Mr Brown would indeed have made a useless apprentice. But by the same token, is Sir Alan up to the job of Enterprise Tsar? Sir Alan is a long-standing chum of Mr Brown. By agreeing to join the sinking ship, this tough-talking ratings hit allows the PM to bask in his reflected glory as a media star. The quid pro quo is that Sir Alan gets a peerage, which is not bad for what may turn out to be no more than a few months work.

By most accounts, Sir Alan's recent track record in business hasn't been exactly brilliant. After Amstrad, he went into property.
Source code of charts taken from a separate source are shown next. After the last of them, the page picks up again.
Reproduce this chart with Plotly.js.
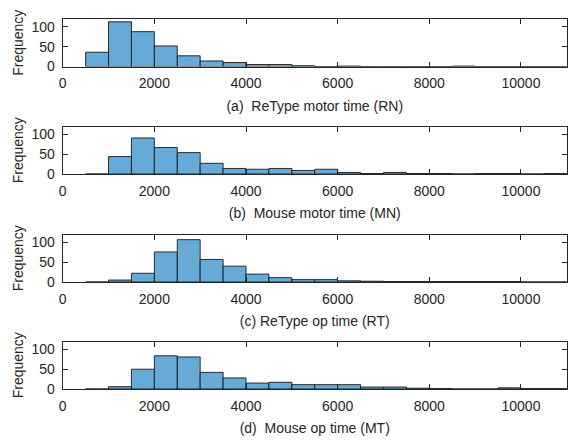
<!DOCTYPE html>
<html>
<head>
<meta charset="utf-8">
<script src="https://cdn.plot.ly/plotly-3.0.1.min.js"></script>
<style>html,body{margin:0;padding:0;background:#fff;}#chart{width:568px;height:443px;}</style>
</head>
<body>
<div id="chart"></div>
<script>
// Bin centers (bin width 500)
const binCenters = [750,1250,1750,2250,2750,3250,3750,4250,4750,5250,5750,6250,6750,7250,7750,8250,8750,9250,9750,10250,10750];
const binWidth = 500;
// Frequencies per panel
const countsRN = [36,113,88,52,27,14,10,5,5,2,0,1,0,0,0,0,1,0,0,0,0];
const countsMN = [0,44,91,67,54,27,14,12,14,9,12,4,1,4,1,1,0,1,1,0,1];
const countsRT = [0,5,22,76,107,57,40,20,11,6,6,3,2,1,1,1,1,1,1,0,0];
const countsMT = [0,6,50,84,81,42,28,15,17,11,11,11,5,5,2,1,0,0,3,1,1];
const panelTitles = ["(a)  ReType motor time (RN)","(b)  Mouse motor time (MN)","(c) ReType op time (RT)","(d)  Mouse op time (MT)"];
const xTicks = [0,2000,4000,6000,8000,10000];
const yTicks = [0,50,100];

const allCounts = [countsRN, countsMN, countsRT, countsMT];
const H = 443, W = 568;
const plotTops = [19, 126.5, 234.5, 341.5];
const plotH = 47.5;
const xL = 62.7, xR = 566.8;

const traces = [];
const layout = {
  width: W, height: H,
  margin: {l:0, r:0, t:0, b:0},
  paper_bgcolor: '#fff', plot_bgcolor: '#fff',
  showlegend: false, bargap: 0,
  font: {family: 'Liberation Sans, Arial, sans-serif', size: 14, color: '#262626'}
};
allCounts.forEach((c, i) => {
  const n = i + 1;
  const xa = n === 1 ? 'x' : 'x' + n;
  const ya = n === 1 ? 'y' : 'y' + n;
  traces.push({
    type: 'bar', x: binCenters, y: c, width: binWidth,
    xaxis: xa, yaxis: ya,
    marker: {color: 'rgb(102,170,215)', line: {color: '#1a1a1a', width: 0.9}},
    hoverinfo: 'x+y'
  });
  const top = plotTops[i], bot = top + plotH;
  layout['xaxis' + (n === 1 ? '' : n)] = {
    domain: [xL / W, xR / W], range: [0, 11000], anchor: ya,
    tickvals: xTicks, ticktext: xTicks.map(String),
    ticks: 'inside', ticklen: 5, tickcolor: '#262626', tickwidth: 1,
    showline: true, mirror: 'ticks', linecolor: '#262626', linewidth: 1,
    showgrid: false, zeroline: false,
    tickfont: {size: 14, color: '#262626'},
    ticklabelstandoff: 4,
    title: {text: panelTitles[i], font: {size: 14, color: '#262626'}, standoff: 10}
  };
  layout['yaxis' + (n === 1 ? '' : n)] = {
    domain: [1 - bot / H, 1 - top / H], range: [0, 120], anchor: xa,
    tickvals: yTicks, ticktext: yTicks.map(String),
    ticks: 'inside', ticklen: 5, tickcolor: '#262626', tickwidth: 1,
    showline: true, mirror: 'ticks', linecolor: '#262626', linewidth: 1,
    showgrid: false, zeroline: false,
    tickfont: {size: 14, color: '#262626'},
    ticklabelstandoff: 4,
    title: {text: 'Frequency', font: {size: 14, color: '#262626'}, standoff: 4}
  };
});
Plotly.newPlot('chart', traces, layout, {staticPlot: true, displayModeBar: false});
</script>
</body>
</html>
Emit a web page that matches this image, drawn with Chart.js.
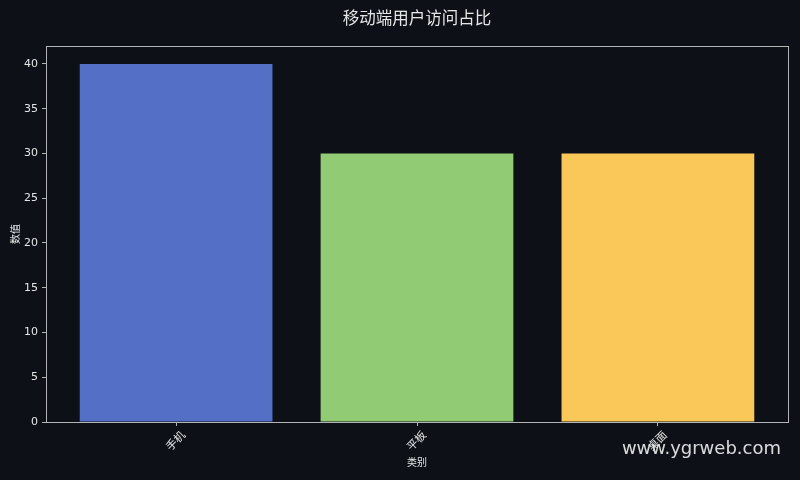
<!DOCTYPE html>
<html><head><meta charset="utf-8">
<script src="https://cdn.jsdelivr.net/npm/chart.js@4.4.1/dist/chart.umd.min.js"></script>
<style>html,body{margin:0;padding:0;background:#0d1017;}#wrap{width:800px;height:480px;}</style>
</head><body><div id="wrap"><canvas id="c" width="800" height="480"></canvas></div>
<script>
const categories = ['手机', '平板', '桌面'];
const values = [40, 30, 30];
const barColors = ['#5470c6', '#91cc75', '#fac858'];
const yTicks = [0, 5, 10, 15, 20, 25, 30, 35, 40];
const titleText = '移动端用户访问占比';
const xTitle = '类别';
const yTitle = '数值';
const watermark = 'www.ygrweb.com';

const FONT = "'Noto Sans CJK SC', 'DejaVu Sans', sans-serif";
const textColor = '#e6e6e6';
const frameColor = '#b4b4b4';

const framePlugin = {
  id: 'frame',
  afterDatasetsDraw(chart) {
    const {ctx, chartArea: a} = chart;
    ctx.save();
    ctx.strokeStyle = frameColor;
    ctx.lineWidth = 1;
    ctx.strokeRect(a.left + 0.5, a.top + 0.5, a.right - a.left, a.bottom - a.top);
    ctx.restore();
  },
  afterDraw(chart) {
    const {ctx, chartArea: a} = chart;
    ctx.save();
    ctx.font = "16.5px " + FONT;
    ctx.fillStyle = textColor;
    ctx.textAlign = 'center';
    ctx.textBaseline = 'middle';
    ctx.fillText(titleText, (a.left + a.right) / 2, 18);
    ctx.font = "18px 'DejaVu Sans', sans-serif";
    ctx.fillStyle = 'rgba(235,235,235,0.92)';
    ctx.textAlign = 'right';
    ctx.fillText(watermark, 781, 449);
    ctx.restore();
  }
};

new Chart(document.getElementById('c'), {
  type: 'bar',
  data: {
    datasets: [{
      data: values.map((v, i) => ({x: i, y: v})),
      backgroundColor: barColors,
      borderWidth: 0,
      categoryPercentage: 1,
      barPercentage: 0.8
    }]
  },
  options: {
    responsive: false,
    animation: false,
    devicePixelRatio: 1,
    layout: {padding: {left: 0, right: 12, top: 46, bottom: 0}},
    plugins: {
      legend: {display: false},
      tooltip: {enabled: false},
      title: {display: false}
    },
    scales: {
      x: {
        type: 'linear', min: -0.54, max: 2.54, offset: false,
        afterBuildTicks(s) { s.ticks = categories.map((c, i) => ({value: i})); },
        afterFit(s) { s.height = 58; },
        ticks: {
          color: textColor, font: {family: FONT, size: 11},
          minRotation: 45, maxRotation: 45, padding: 2, labelOffset: 7,
          callback: (v) => categories[v] ?? ''
        },
        grid: {display: true, offset: false, drawOnChartArea: false, drawTicks: true, tickLength: 4, color: frameColor},
        border: {display: true, color: frameColor},
        title: {display: true, text: xTitle, color: textColor, font: {family: FONT, size: 10}, padding: {top: 0, bottom: 12}}
      },
      y: {
        min: 0, max: 42,
        afterBuildTicks(s) { s.ticks = yTicks.map(v => ({value: v})); },
        afterFit(s) { s.width = 46; },
        ticks: {color: textColor, font: {family: 'DejaVu Sans', size: 11}, padding: 4},
        grid: {display: true, drawOnChartArea: false, drawTicks: true, tickLength: 4, color: frameColor},
        border: {display: true, color: frameColor},
        title: {display: true, text: yTitle, color: textColor, font: {family: FONT, size: 10}, padding: {top: 9, bottom: 0}}
      }
    }
  },
  plugins: [framePlugin]
});
</script></body></html>
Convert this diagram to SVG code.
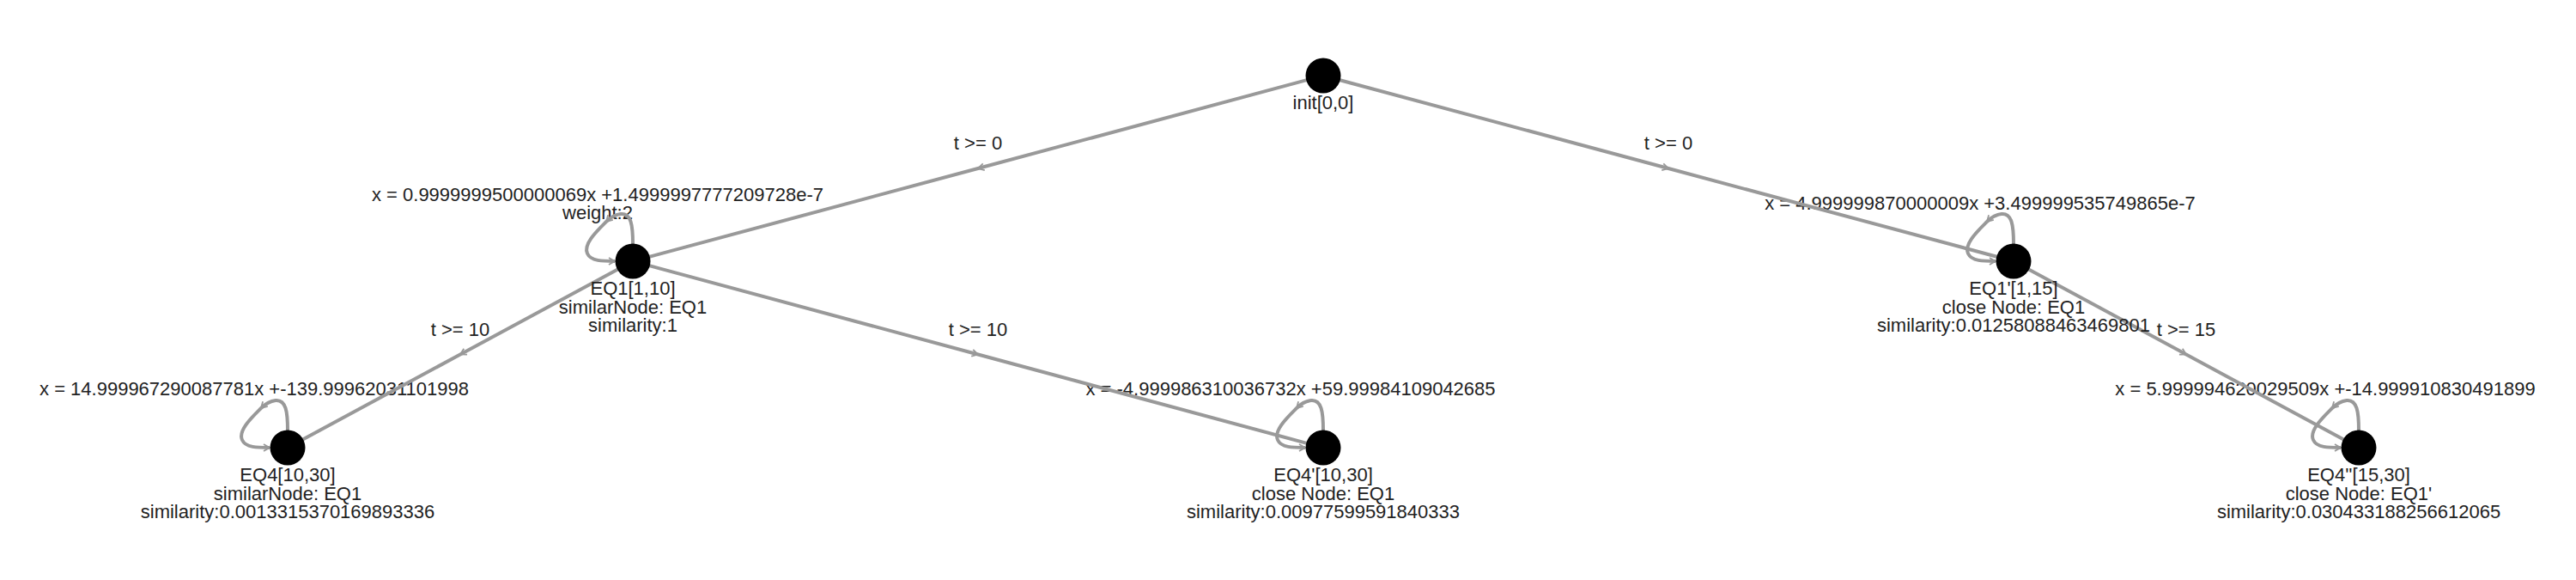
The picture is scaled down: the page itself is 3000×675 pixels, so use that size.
<svg xmlns="http://www.w3.org/2000/svg" width="3000" height="675" viewBox="0 0 3000 675">
<style>
text{font-family:"Liberation Sans",Arial,sans-serif;font-size:22px;fill:#222;text-anchor:middle}
.e{fill:none;stroke:#999;stroke-width:4}
.m{marker-mid:url(#arr)}
.l{marker-end:url(#arr)}
.n{fill:#000}
</style>
<defs>
<marker id="arr" markerUnits="userSpaceOnUse" markerWidth="20" markerHeight="20" refX="0" refY="0" viewBox="-10 -10 20 20" orient="auto" overflow="visible">
<path d="M-7,-4 L0,0 L-7,4" fill="none" stroke="#999" stroke-width="1.8"/>
</marker>
<g id="loop">
<path class="e l" d="M0,-20 C0,-42 -2,-56 -14,-55 C-22,-54 -27,-50 -31,-46"/>
<path class="e l" d="M-31,-46 C-42,-35 -58,-20 -53,-9 C-49,0 -35,0 -21,0"/>
</g>
</defs>
<g id="connectors">
<g id="loop-labels">
<text x="696" y="234">x = 0.9999999500000069x +1.4999997777209728e-7</text>
<text x="696" y="255">weight:2</text>
<text x="2306" y="244">x = 4.999999870000009x +3.499999535749865e-7</text>
<text x="296" y="460">x = 14.999967290087781x +-139.99962031101998</text>
<text x="1503" y="460">x = -4.999986310036732x +59.99984109042685</text>
<text x="2708" y="460">x = 5.999994620029509x +-14.999910830491899</text>
</g>
<path id="e-init-eq1" class="e m" d="M1541,88 L1139,196 L737,304"/>
<path id="e-init-eq1p" class="e m" d="M1541,88 L1943,196 L2345,304"/>
<path id="e-eq1-eq4" class="e m" d="M737,304 L536,412.5 L335,521"/>
<path id="e-eq1-eq4p" class="e m" d="M737,304 L1139,412.5 L1541,521"/>
<path id="e-eq1p-eq4pp" class="e m" d="M2345,304 L2546,412.5 L2747,521"/>
<use href="#loop" x="737" y="304"/>
<use href="#loop" x="2345" y="304"/>
<use href="#loop" x="335" y="521"/>
<use href="#loop" x="1541" y="521"/>
<use href="#loop" x="2747" y="521"/>
<text x="1139" y="174">t &gt;= 0</text>
<text x="1943" y="174">t &gt;= 0</text>
<text x="536" y="391">t &gt;= 10</text>
<text x="1139" y="391">t &gt;= 10</text>
<text x="2546" y="391">t &gt;= 15</text>
</g>
<g id="node-init">
<circle class="n" cx="1541" cy="88" r="20.5"/>
<text x="1541" y="127">init[0,0]</text>
</g>
<g id="node-EQ1">
<circle class="n" cx="737" cy="304" r="20.5"/>
<text x="737" y="343">EQ1[1,10]</text>
<text x="737" y="364.5">similarNode: EQ1</text>
<text x="737" y="386">similarity:1</text>
</g>
<g id="node-EQ1p">
<circle class="n" cx="2345" cy="304" r="20.5"/>
<text x="2345" y="343">EQ1'[1,15]</text>
<text x="2345" y="364.5">close Node: EQ1</text>
<text x="2345" y="386">similarity:0.01258088463469801</text>
</g>
<g id="node-EQ4">
<circle class="n" cx="335" cy="521" r="20.5"/>
<text x="335" y="560">EQ4[10,30]</text>
<text x="335" y="581.5">similarNode: EQ1</text>
<text x="335" y="603">similarity:0.0013315370169893336</text>
</g>
<g id="node-EQ4p">
<circle class="n" cx="1541" cy="521" r="20.5"/>
<text x="1541" y="560">EQ4'[10,30]</text>
<text x="1541" y="581.5">close Node: EQ1</text>
<text x="1541" y="603">similarity:0.00977599591840333</text>
</g>
<g id="node-EQ4pp">
<circle class="n" cx="2747" cy="521" r="20.5"/>
<text x="2747" y="560">EQ4''[15,30]</text>
<text x="2747" y="581.5">close Node: EQ1'</text>
<text x="2747" y="603">similarity:0.030433188256612065</text>
</g>
</svg>
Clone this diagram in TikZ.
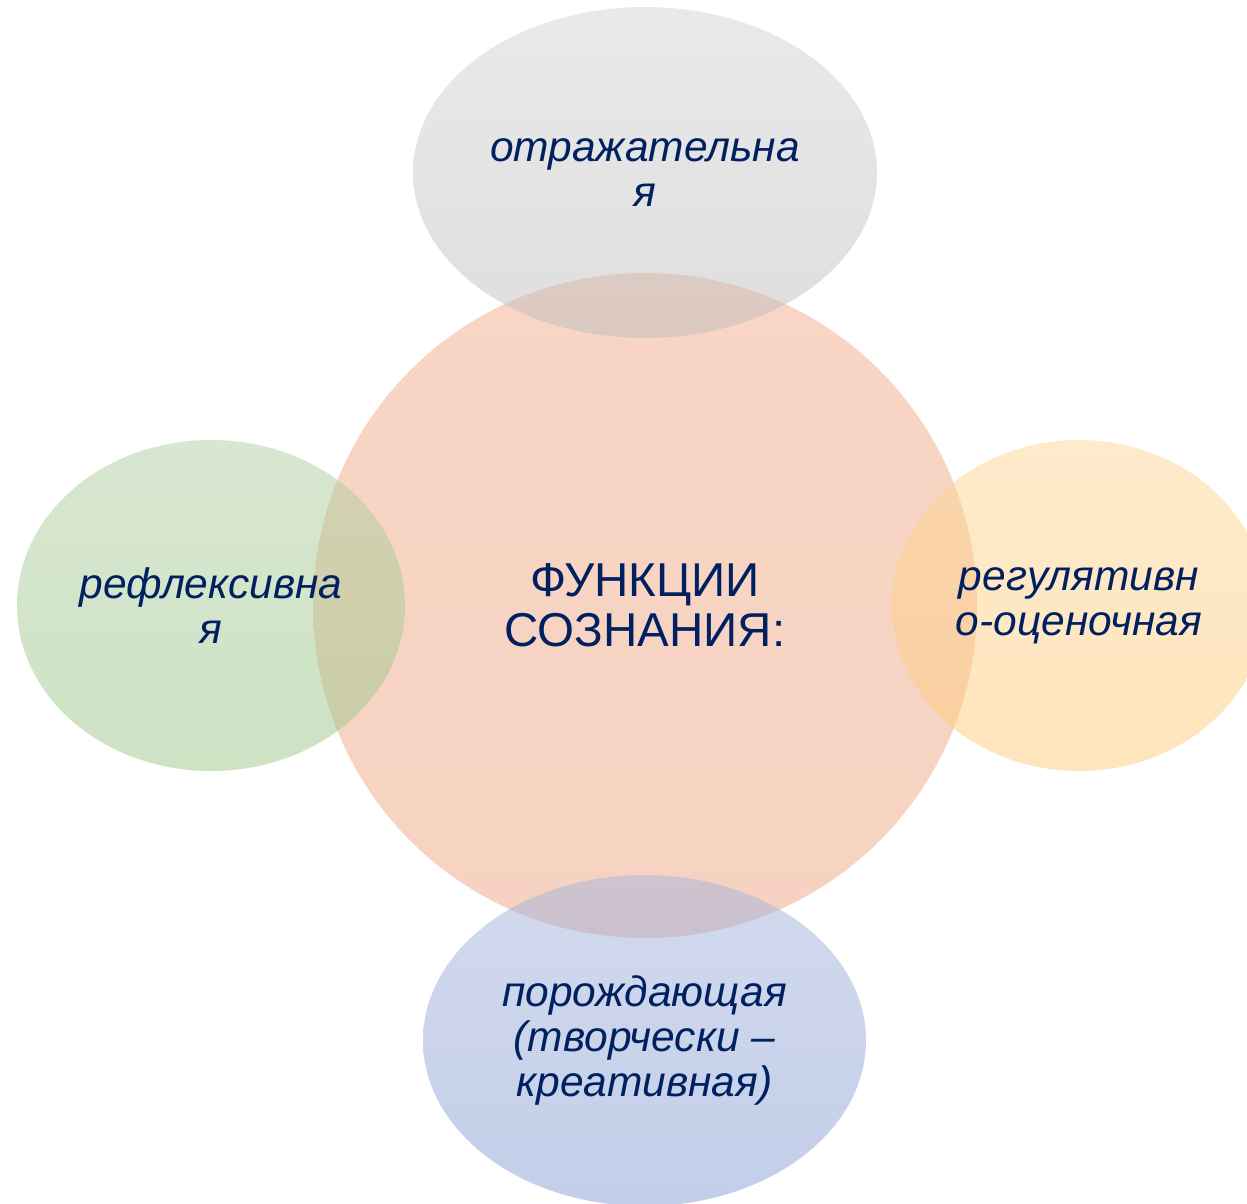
\documentclass[tikz,border=0pt]{standalone}
\usepackage{fontspec}
\setmainfont{Liberation Sans}
\usetikzlibrary{shapes.geometric}
\definecolor{fnavy}{HTML}{002060}

\begin{document}
\begin{tikzpicture}[
        x=1pt,y=-1pt,
        blob/.style={ellipse,inner sep=0pt,align=center,fill opacity=0.5,text opacity=1,text=fnavy,
          font=\fontsize{42.5}{45}\selectfont\itshape},
        side/.style={blob,minimum width=#1,minimum height=331pt}
      ]
      \useasboundingbox (0,0) rectangle (1247,1203);
      \clip (0,0) rectangle (1247,1203);
      \node[blob,top color={rgb,255:red,241;green,171;blue,139},bottom color={rgb,255:red,240;green,166;blue,133},
        minimum width=664pt,minimum height=665pt,font=\fontsize{47.5}{50}\selectfont] (core) at (645,605.5) {ФУНКЦИИ\\СОЗНАНИЯ:};
      \node[side=464pt,top color={rgb,255:red,212;green,212;blue,212},bottom color={rgb,255:red,190;green,190;blue,190}] (refl) at (645,172.5) {отражательна\\я};
      \node[side=388pt,top color={rgb,255:red,177;green,207;blue,161},bottom color={rgb,255:red,155;green,199;blue,137}] (rflx) at (211,605.5) {рефлексивна\\я};
      \node[side=374pt,top color={rgb,255:red,253;green,215;blue,151},bottom color={rgb,255:red,253;green,203;blue,123}] (regl) at (1079,605.5) {регулятивн\\о-оценочная};
      \node[side=443pt,top color={rgb,255:red,165;green,181;blue,221},bottom color={rgb,255:red,135;green,157;blue,211}] (gen) at (644.5,1040.5) {порождающая\\(творчески –\\креативная)};
    \end{tikzpicture}
\end{document}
It seems unlikely that this will any longer be worth a great deal once the debt has been netted off. But there's a lot more to Sir Alan than boardroom bluster. With his Amstrad PC, Sir Alan genuinely revolutionised consumer electronics in Britain, making the desktop computer price-accessible to the mass market for the first time. That makes Sir Alan a business visionary. Mind you, his touch isn't always as good as his publicity makes out. The Amstrad e-mailer was a predictable flop, and back in February 2005, Sir Alan had this prescient prediction to make about the future of the iPod. "Next Christmas, the iPod will be dead, finished, gone, kaput." Brilliant.

As for Mr Brown, this is truly desperate stuff. Whatever next? Susan Boyle for Home Secretary?